I just love this sort of thing!  The next time someone asks “what the hell is PCLSRING?”, you now have the option of explaining it in one line, without any mention of operating systems.  It’s all a matter of semantics.

 

 


PFPL Commentary

June 3, 2016

I am building a web page devoted to the 2nd edition of Practical Foundations for Programming Languages, recently published by Cambridge University Press.  Besides an errata, the web site features a commentary on the text explaining major design decisions and suggesting alternatives.  I also plan to include additional exercises and to make sample solutions available to faculty teaching from the book.

The purpose of the commentary is to provide the “back story” for the development, which is often only hinted at, or is written between the lines, in PFPL itself.  To emphasize enduring principles over passing fads, I have refrained from discussing particular languages in the book.  But this makes it difficult for many readers to see the relevance.  One purpose of the commentary is to clarify these connections by explaining why I said what I said.

As a starting point, I explain why I ignore the familiar concept of a “paradigm” in my account of languages.  The idea seems to have been inspired by Kuhn’s (in)famous book The Structure of Scientific Revolutions, and was perhaps a useful device at one time.  But by now the idea of a paradigm is just too vague to be useful, and there are many better ways to explain and systematize language structure.  And so I have avoided it.

I plan for the commentary to be a living document that I will revise and expand as the need arises.  I hope for it to provide some useful background for readers in general, and teachers in particular.  I wish for the standard undergraduate PL course to evolve from a superficial taxonomy of the weird animals in the language zoo to a systematic study of the general theory of computation.  Perhaps PFPL can contribute to effecting that change.

Update: As I had hoped, I have been making many new additions to the commentary, exposing alternatives, explaining decisions, and expanding on topics in PFPL.  There are also a few errors noted in the errata; so far, nothing major has come up.  (The sections on safety are safely sound.)
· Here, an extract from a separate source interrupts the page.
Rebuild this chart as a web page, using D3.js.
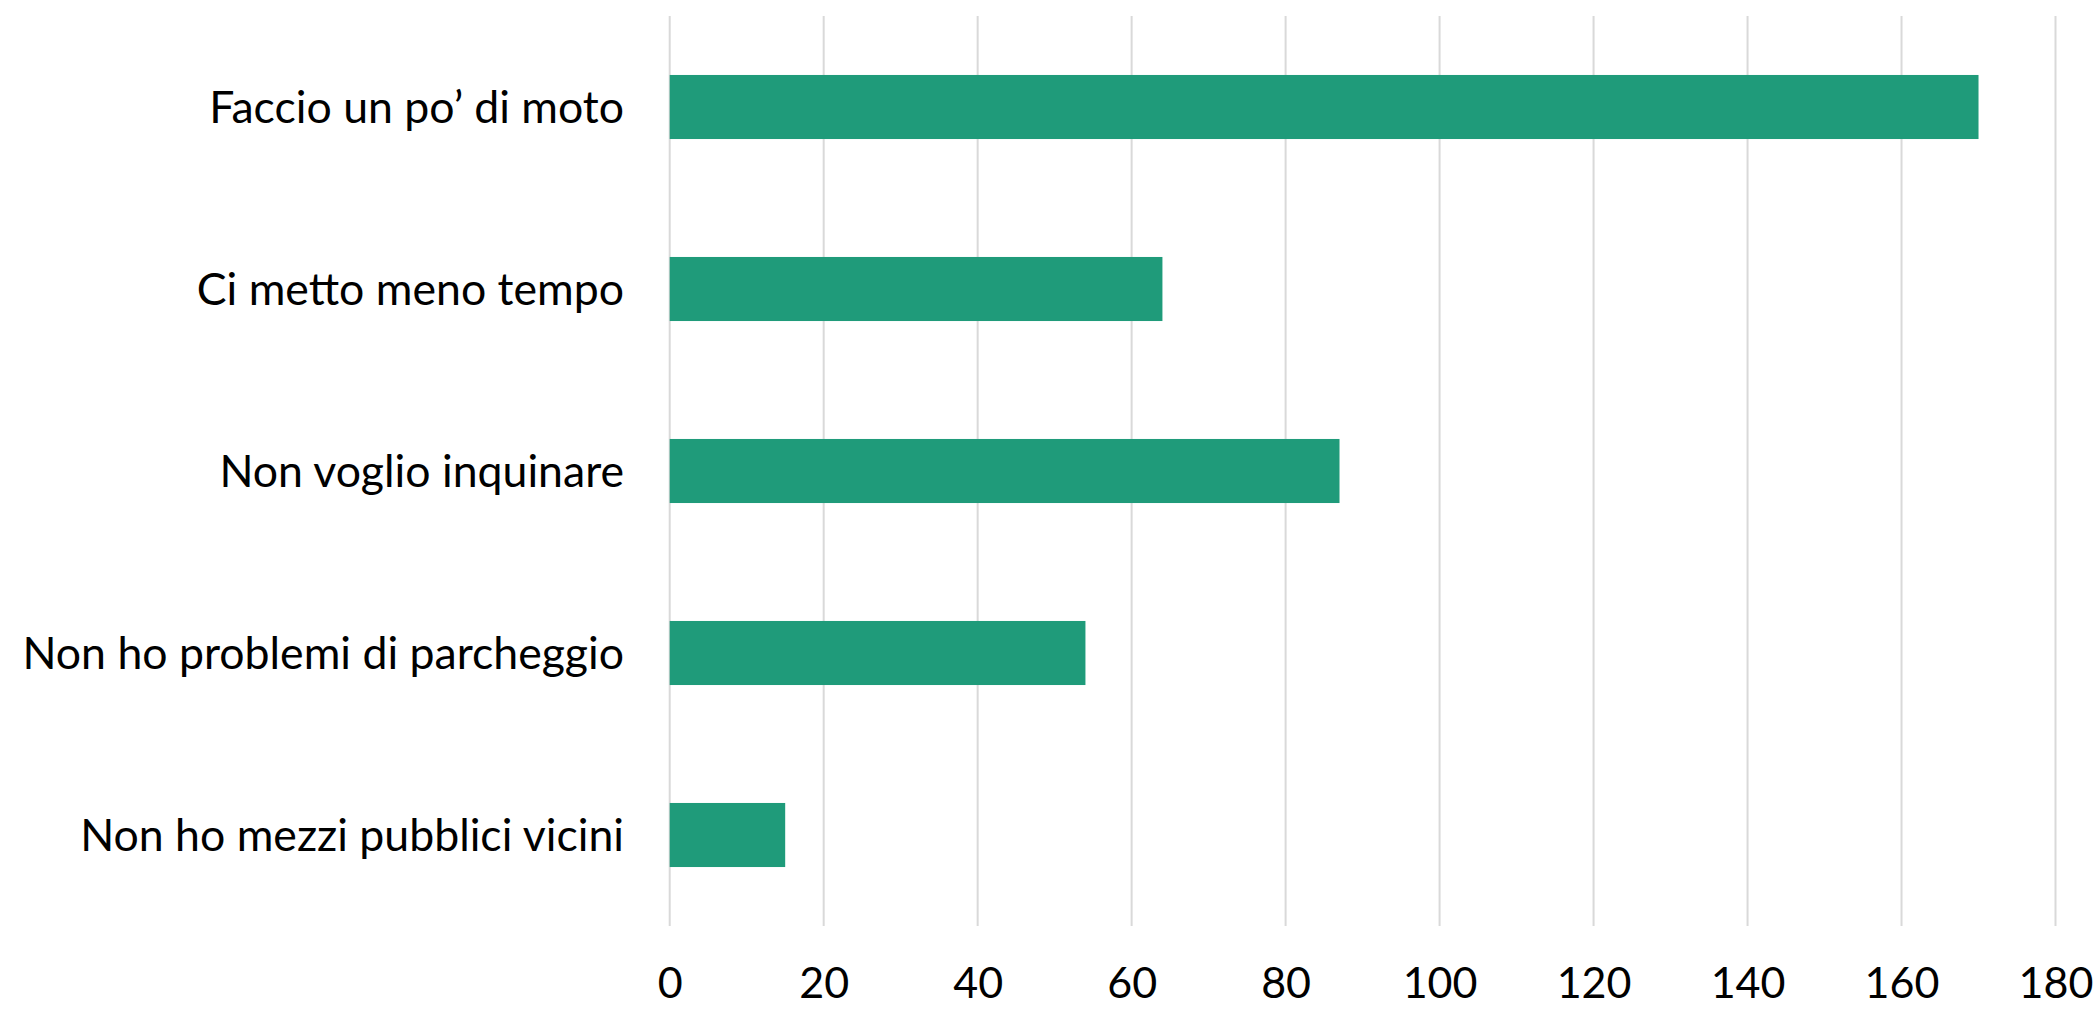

Practical Foundations for Programming Languages, Second Edition

April 11, 2016

Today I received my copies of Practical Foundations for Programming Languages, Second Edition on Cambridge University Press.  The new edition represents a substantial revision and expansion of the first edition, including these:

  1. A new chapter on type refinements has been added, complementing previous chapters on dynamic typing and on sub-typing.
  2. Two old chapters were removed (general pattern matching, polarization), and several chapters were very substantially rewritten (higher kinds, inductive and co-inductive types, concurrent and distributed Algol).
  3. The parallel abstract machine was revised to correct an implied extension that would have been impossible to carry out.
  4. Numerous corrections and improvements were made throughout, including memorable and pronounceable names for languages.
  5. Exercises were added to the end of each chapter (but the last).  Solutions are available separately.
  6. The index was revised and expanded, and some conventions systematized.
  7. An inexcusably missing easter egg was inserted.

I am grateful to many people for their careful reading of the text and their suggestions for correction and improvement.

In writing this book I have attempted to organize a large body of material on programming language concepts, all presented in the unifying framework of type systems and structural operational semantics.  My goal is to give precise definitions that provide a clear basis for discussion and a foundation for both analysis and implementation.  The field needs such a foundation, and I hope to have helped provide one.